Fetterman's campaign dismissed the process as an “inside game” and maintained that his focus is on campaigning and expanding the map of friendly voters by finding new supporters in far-flung places where Democrats get trounced.

“John comes off as an outsider; that’s been the case from Day One as far as the state party goes,” said Aaron Stearns, the Democratic Party chair in sparsely populated Warren County.

Fetterman doesn't fit into the box the party has built for its candidates, Stearns said, either on issues, such as Fetterman’s outspoken advocacy for legalizing marijuana, or on looks, such as Fetterman being anything but clean-cut and suit-wearing.

When Fetterman visits Stearns' rural area, he is genuine and approachable, and he looks and dresses “like us," Stearns said. “I’m not 6-8, but I think for everyday Democrats, it’s a bonus.”

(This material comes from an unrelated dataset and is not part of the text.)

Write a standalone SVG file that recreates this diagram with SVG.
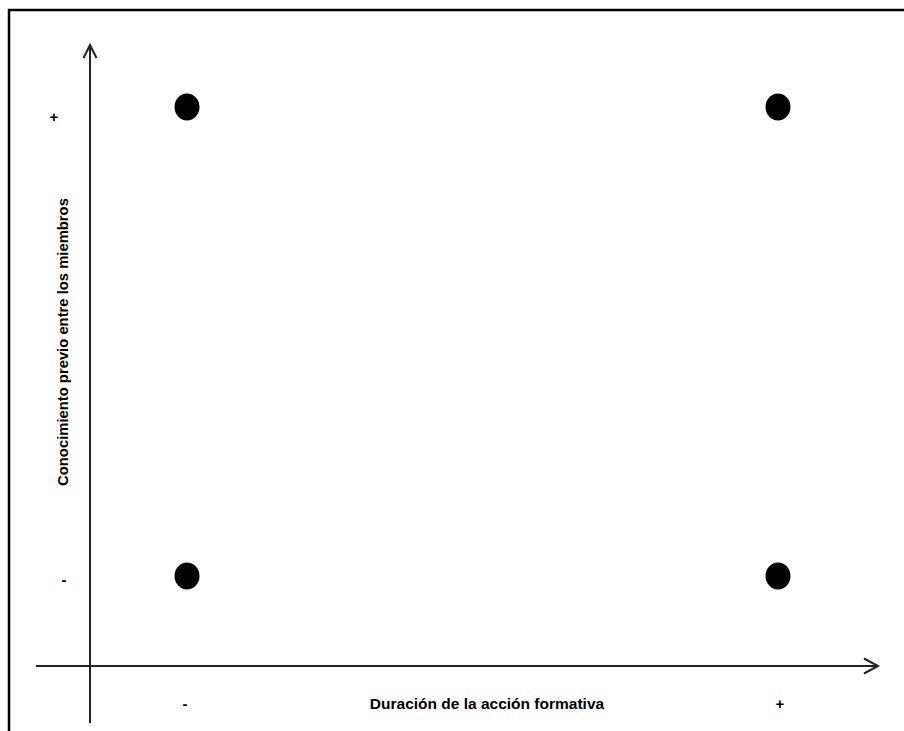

There are some misgivings about Fetterman's electability, compared with Lamb's record of winning three nationally watched races for Congress on difficult turf for a Democrat, sticking to moderate messaging and showing no fear of taking on not only the right wing, but the left wing, too.

“It’s difficult to know what the electorate is going to do,” said Greg Stewart, the Democratic Party chair in Centre County.

This is Fetterman's third statewide campaign after arriving in the tiny, crumbling and poverty-battered steel town of Braddock in 2001 as an AmeriCorps volunteer and winning his first mayoral election in 2005.

By the time he first ran for higher office, Fetterman, 52, was a media darling for his unconventional efforts to reinvigorate Braddock and a progressive hero in the Pittsburgh area for his bare-knuckled advocacy.

Democrats don’t doubt that Fetterman, if elected, will be a strong backer of Biden’s agenda after he forged a symbiotic relationship with Wolf on progressive issues. Many also struggle to decide whether Fetterman and Lamb would even vote differently in the Senate.